Sample - Frag to frag

Best practice summary

Do

  • Keep your srcStageMask as early as possible in the pipeline.

  • Keep your dstStageMask as late as possible in the pipeline.

  • Review if your dependencies are pointing forwards (vertex/compute -> fragment) or backwards (fragment -> vertex/compute) through the pipeline, and minimize use of backwards-facing dependencies unless you can add sufficient latency between generation of a resource and its consumption to hide the scheduling bubble it introduces.

  • Use srcStageMask = ALL_GRAPHICS_BIT and dstStageMask = FRAGMENT_SHADING_BIT when synchronizing render passes with each other.

  • Minimize use of TRANSFER copy operations — zero copy algorithms are more efficient if possible — and always review their impact on the hardware pipelining.

  • Only use intra-queue barriers when you need to, and put as much work as possible between barriers.

Don’t

  • Assume that render passes are synchronized by default.

  • Needlessly starve the hardware for work; aim to overlap vertex/compute with fragment processing.

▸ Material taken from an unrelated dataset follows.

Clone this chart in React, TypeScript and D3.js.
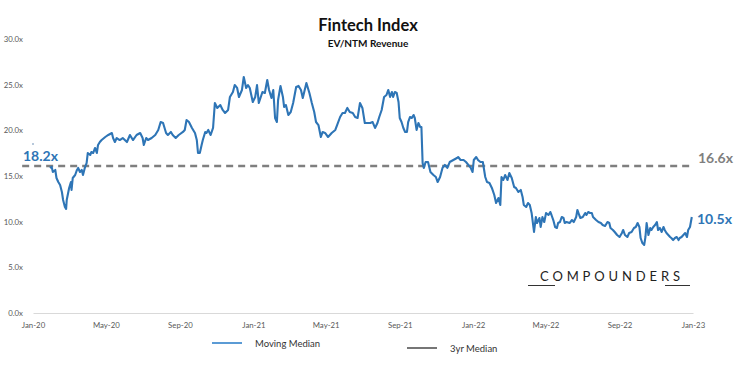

  • Use the following srcStageMaskdstStageMask synchronization pairings because they will often cause a full drain of the pipeline:

  • BOTTOM_OF_PIPE_BITTOP_OF_PIPE_BIT

  • ALL_GRAPHICS_BITALL_GRAPHICS_BIT

  • ALL_COMMANDS_BITALL_COMMANDS_BIT

  • Use a VkEvent if you’re signaling and waiting for that event right away, use vkCmdPipelineBarrier() instead.

  • Use a VkSemaphore for dependency management within a single queue.

Impact

  • Getting pipeline barriers wrong might either starve GPU of work (too much synchronization) or cause rendering corruption (too little synchronization). Getting this just right is a critical component of any Vulkan application.

  • Note that the presence of two distinct hardware slots which are scheduled independently for different types of workload is one aspect where tile-based GPUs like Mali are very different to desktop immediate-mode renderers. Expect to have to tune your pipelining to work well on a tile-based GPU when porting content from a desktop GPU.

Debugging

  • Look through the rendering pipeline for any case of missing synchronization between passes.

  • If on a Mali GPU, use Streamline Performance Analyzer to visualize the Arm CPU and GPU activity on both GPU hardware slots. You can quickly see if there are bubbles in scheduling either locally to the GPU hardware (indicative of a stage dependency issue) or globally across both CPU and GPU (indicative of a blocking CPU call being used).